Ich möchte meinen Vortrag beenden, indem ich Ihnen aus einem wunderbaren Artikel, der 2004 in April in der deutschen Wochenzeitung „Die Zeit“ veröffentlicht wurde, etwas vorlesen.
Der Journalisten berichtet von seinem Aufenthalt in Belgien. Er nahm eine Woche lang an einer Erkundungsfahrt der belgischen Bierindustrie teil. Das, was in diesem über das belgische Bier Artikel so steht, muss wirklich jedem deutschen, vom Reinheitsgebot geschädigten Biertrinker, in wahre Verzückung bringen:

Der Wirt reicht uns die Getränkekarte. Fassungslos starren wir auf das Angebot: ‚tiefrotbraun, karamellwarm, voll und rund, sanfter Abgang, mit einer Spur reifer Waldfrüchte’. Es geht hier nicht um einen Bordeaux. Sondern um Engel, ein Bier mit 7% Alkoholgehalt. Wir halten ganz offenbar eine Bierkarte in der Hand! Neben dem Engel steht das Duvel (8,5%, trockenes Mundgefühl, bitterer Abgang). Es gibt auch ein Kirschbier und ein anderes mit ‚angenehm warmem, alkoholischem Abgang (10%)’. Eine Sorte heißt ‚Mort subite’, was auf nichts anderes verweisen kann, als den plötzlichen Tod an der Frischluft. […]

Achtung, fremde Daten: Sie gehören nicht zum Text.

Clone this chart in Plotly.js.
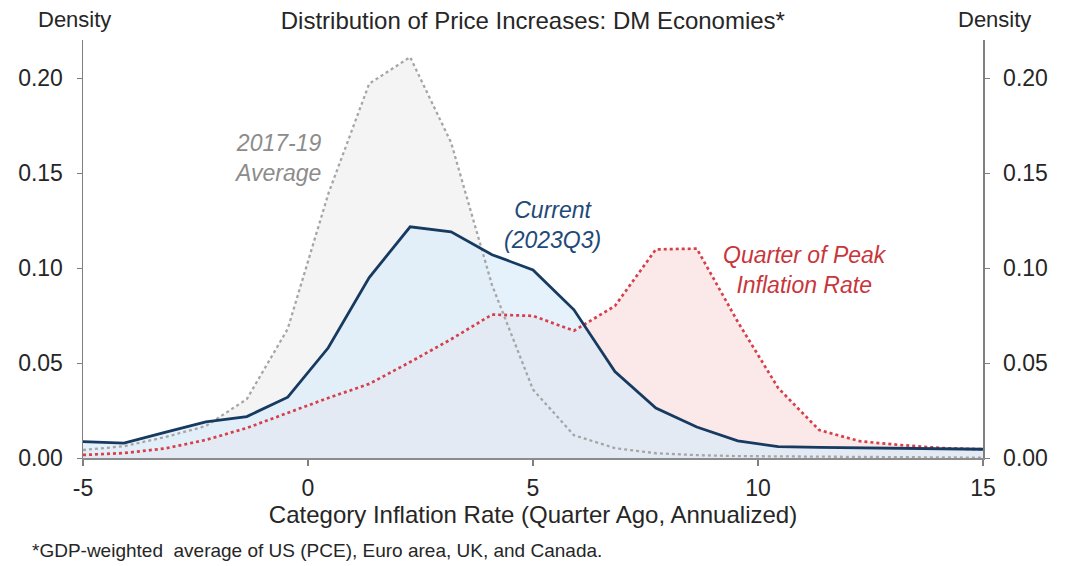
<!DOCTYPE html>
<html>
<head>
<meta charset="utf-8">
<script src="https://cdn.plot.ly/plotly-3.0.1.min.js"></script>
<style>html,body{margin:0;padding:0;background:#fff;}#chart{width:1070px;height:566px;}</style>
</head>
<body>
<div id="chart"></div>
<script>
// Category inflation rate bins (quarter ago, annualized)
const binCenters = [-5, -4.09, -3.18, -2.27, -1.36, -0.45, 0.45, 1.36, 2.27, 3.18, 4.09, 5, 5.91, 6.82, 7.73, 8.64, 9.55, 10.45, 11.36, 12.27, 13.18, 14.09, 15];
// Density: 2017-19 average
const avg2017_19 = [0.0042, 0.0062, 0.011, 0.0168, 0.031, 0.068, 0.139, 0.197, 0.211, 0.166, 0.091, 0.036, 0.012, 0.0052, 0.0025, 0.0015, 0.001, 0.0008, 0.0006, 0.0005, 0.0004, 0.0003, 0.0002];
// Density: current (2023Q3)
const current2023Q3 = [0.0086, 0.0078, 0.0135, 0.019, 0.0218, 0.032, 0.058, 0.095, 0.1217, 0.119, 0.107, 0.099, 0.078, 0.0455, 0.0263, 0.0163, 0.009, 0.006, 0.0056, 0.0053, 0.005, 0.0047, 0.0046];
// Density: quarter of peak inflation rate
const peakQuarter = [0.0016, 0.0026, 0.005, 0.0095, 0.0158, 0.0237, 0.0316, 0.0390, 0.0505, 0.0625, 0.0755, 0.0748, 0.067, 0.080, 0.1098, 0.1102, 0.0717, 0.0368, 0.0147, 0.0088, 0.0068, 0.0052, 0.0046];

const xTicks = [-5, 0, 5, 10, 15];
const yTicks = [0, 0.05, 0.10, 0.15, 0.20];
const yTickText = ["0.00", "0.05", "0.10", "0.15", "0.20"];

const FONT = "Liberation Sans, Arial, sans-serif";
const TXT = "#262626";

const traces = [
  // fills
  {x: binCenters, y: avg2017_19, mode: "lines", fill: "tozeroy", fillcolor: "#f4f4f4", line: {width: 0}, hoverinfo: "skip", showlegend: false},
  {x: binCenters, y: peakQuarter, mode: "lines", fill: "tozeroy", fillcolor: "#fbe8e8", line: {width: 0}, hoverinfo: "skip", showlegend: false},
  {x: binCenters, y: current2023Q3, mode: "lines", fill: "tozeroy", fillcolor: "rgba(218,235,249,0.7)", line: {width: 0}, hoverinfo: "skip", showlegend: false},
  // lines
  {x: binCenters, y: avg2017_19, mode: "lines", line: {color: "#a6a6a6", width: 2.3, dash: "dot"}, name: "2017-19 Average", showlegend: false},
  {x: binCenters, y: peakQuarter, mode: "lines", line: {color: "#d6404a", width: 2.7, dash: "dot"}, name: "Quarter of Peak Inflation Rate", showlegend: false},
  {x: binCenters, y: current2023Q3, mode: "lines", line: {color: "#163a60", width: 2.8}, name: "Current (2023Q3)", showlegend: false},
  // carrier for right axis
  {x: binCenters, y: current2023Q3, yaxis: "y2", mode: "lines", line: {width: 0}, hoverinfo: "skip", showlegend: false}
];

const yCommon = {
  range: [0, 0.22], autorange: false, tickvals: yTicks, ticktext: yTickText,
  showline: true, linecolor: "#7f7f7f", linewidth: 1.5, ticks: "outside", ticklen: 5, tickcolor: "#7f7f7f",
  showgrid: false, zeroline: false, tickfont: {family: FONT, size: 23, color: TXT}, ticklabelstandoff: 9
};

const layout = {
  width: 1070, height: 566,
  margin: {l: 83, r: 87, t: 40, b: 108},
  paper_bgcolor: "#ffffff", plot_bgcolor: "#ffffff",
  font: {family: FONT, color: TXT},
  title: {text: "Distribution of Price Increases: DM Economies*", x: 0.498, xanchor: "center", y: 0.963, yanchor: "middle", font: {family: FONT, size: 24, color: TXT}},
  xaxis: {
    range: [-5, 15], autorange: false, tickvals: xTicks, ticktext: xTicks.map(String),
    showline: true, linecolor: "#8c8c8c", linewidth: 2, ticks: "outside", ticklen: 6, tickcolor: "#7f7f7f", tickwidth: 1.5,
    showgrid: false, zeroline: false, tickfont: {family: FONT, size: 23, color: TXT}, ticklabelstandoff: 2,
    title: {text: "Category Inflation Rate (Quarter Ago, Annualized)", font: {family: FONT, size: 24, color: TXT}, standoff: 1}
  },
  yaxis: Object.assign({}, yCommon, {side: "left"}),
  yaxis2: Object.assign({}, yCommon, {side: "right", overlaying: "y"}),
  annotations: [
    {text: "Density", xref: "paper", yref: "paper", x: -0.01, y: 1, yshift: 21, xanchor: "center", yanchor: "middle", showarrow: false, font: {family: FONT, size: 22, color: TXT}},
    {text: "Density", xref: "paper", yref: "paper", x: 1.013, y: 1, yshift: 21, xanchor: "center", yanchor: "middle", showarrow: false, font: {family: FONT, size: 22, color: TXT}},
    {text: "<i>2017-19<br>Average</i>", x: 0.33, y: 0.158, xref: "x", yref: "y", xanchor: "right", yanchor: "middle", align: "right", showarrow: false, font: {family: FONT, size: 23, color: "#8c8c8c"}},
    {text: "<i>Current<br>(2023Q3)</i>", x: 5.44, y: 0.1226, xref: "x", yref: "y", xanchor: "center", yanchor: "middle", align: "center", showarrow: false, font: {family: FONT, size: 23, color: "#1f4a78"}},
    {text: "<i>Quarter of Peak<br>Inflation Rate</i>", x: 11.04, y: 0.099, xref: "x", yref: "y", xanchor: "center", yanchor: "middle", align: "center", showarrow: false, font: {family: FONT, size: 23, color: "#c8363c"}},
    {text: "*GDP-weighted  average of US (PCE), Euro area, UK, and Canada.", xref: "paper", yref: "paper", x: -0.059, y: 0, yshift: -92, xanchor: "left", yanchor: "middle", showarrow: false, font: {family: FONT, size: 19, color: TXT}}
  ]
};

Plotly.newPlot("chart", traces, layout, {staticPlot: true, displayModeBar: false});
</script>
</body>
</html>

Wieder zurück in Deutschland. Umsteigen in Dortmund. Drei Tage lang haben wir ununterbrochen belgisches Bier getrunken. Nach deutscher Definition unreines Bier. Weder die Hand ist uns abgefault, noch die Zunge verpilzt, selbst die Eingeweide arbeiten noch.
Doch etwas anderes ist passiert. In der Bahnhofsgaststätte stellen wir fest, dass deutsches Bier labberig schmeckt, fade und uninteressant. Das Trinken macht einfach keinen Spaß mehr. Wir Biertrinker wirken unfroh. Kein Zweifel: Das deutsche Reinheitsgebot ist ein Desaster. Weg damit!

Ich danke Ihnen für Ihre Aufmerksamkeit!